Slaagt de verwijzing naar wat eerder in de procedure is ingebracht?
7. Eiser heeft verzocht dat wat eerder in de procedure is aangevoerd als herhaald en ingelast te beschouwen in de gronden van beroep. Eiser heeft echter niet iets eerder aangevoerd over het voortduren van de bewaring na 30 mei 2023. Deze verwijzing kan daarom niet leiden tot het daarmee door eiser beoogde resultaat.
Leidt ambtshalve toetsing tot een ander oordeel?
8. Los van de door eiser aangevoerde gronden, ziet de rechtbank in de door de staatssecretaris en eiser verstrekte gegevens geen grond om te komen tot het oordeel dat aan de rechtmatigheidsvoorwaarden voor deze maatregel niet is voldaan. [3]

Conclusie en gevolgen

9. Het beroep is ongegrond.

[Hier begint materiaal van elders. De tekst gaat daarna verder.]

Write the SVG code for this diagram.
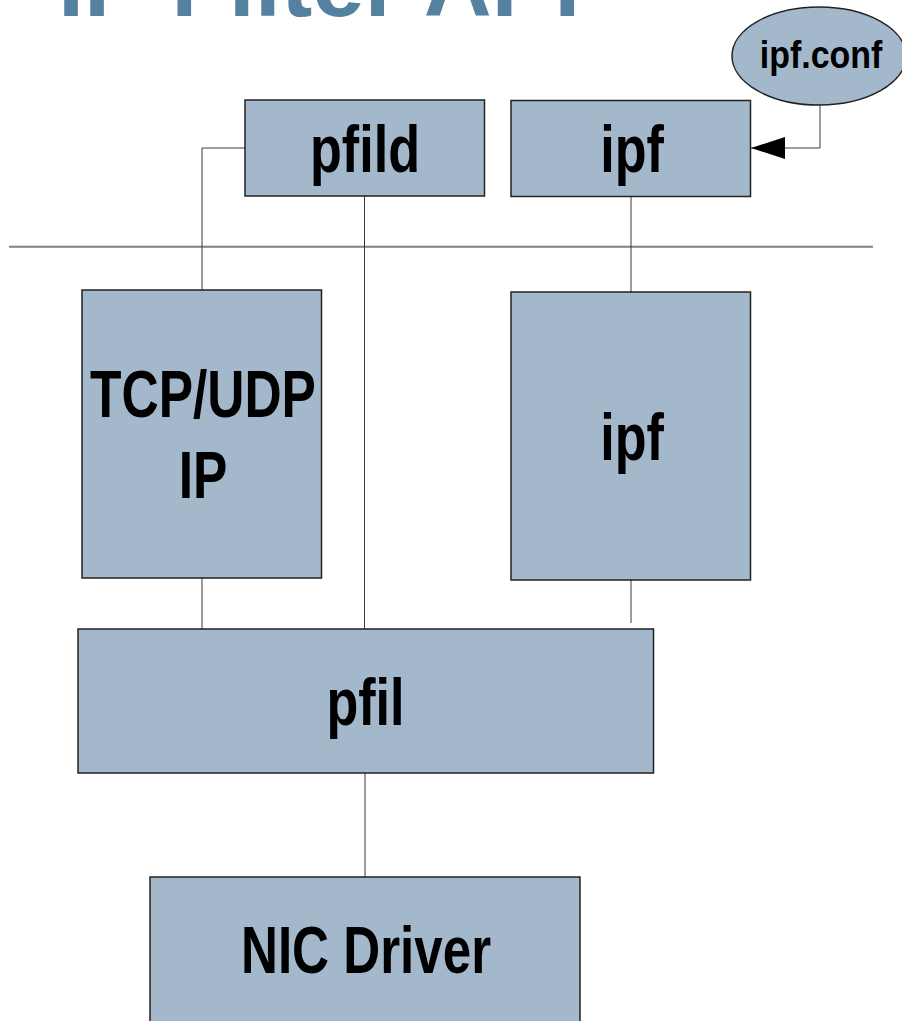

Dat betekent dat de maatregel van bewaring in stand blijft. Daarom wordt het verzoek om schadevergoeding afgewezen. Voor een proceskostenveroordeling bestaat geen aanleiding.

Beslissing

De rechtbank:
- verklaart het beroep ongegrond;
- wijst het verzoek om schadevergoeding af.
Deze uitspraak is gedaan door mr. W.P.C.G. Derksen, rechter, in aanwezigheid van mr. N. El-Amrani, griffier.
De uitspraak is uitgesproken in het openbaar en bekendgemaakt op:
Rechtsmiddel
Tegen deze uitspraak staat geen rechtsmiddel open.

Voetnoten

1.Rb. Den Haag (zp. Arnhem) 5 juni 2023, NL23.14985 (niet gepubliceerd).
2.Dat staat in artikel 96, derde lid, van de Vw 2000.
3.Vergelijk HvJEU 8 november 2022, ECLI:EU:C:2022:858.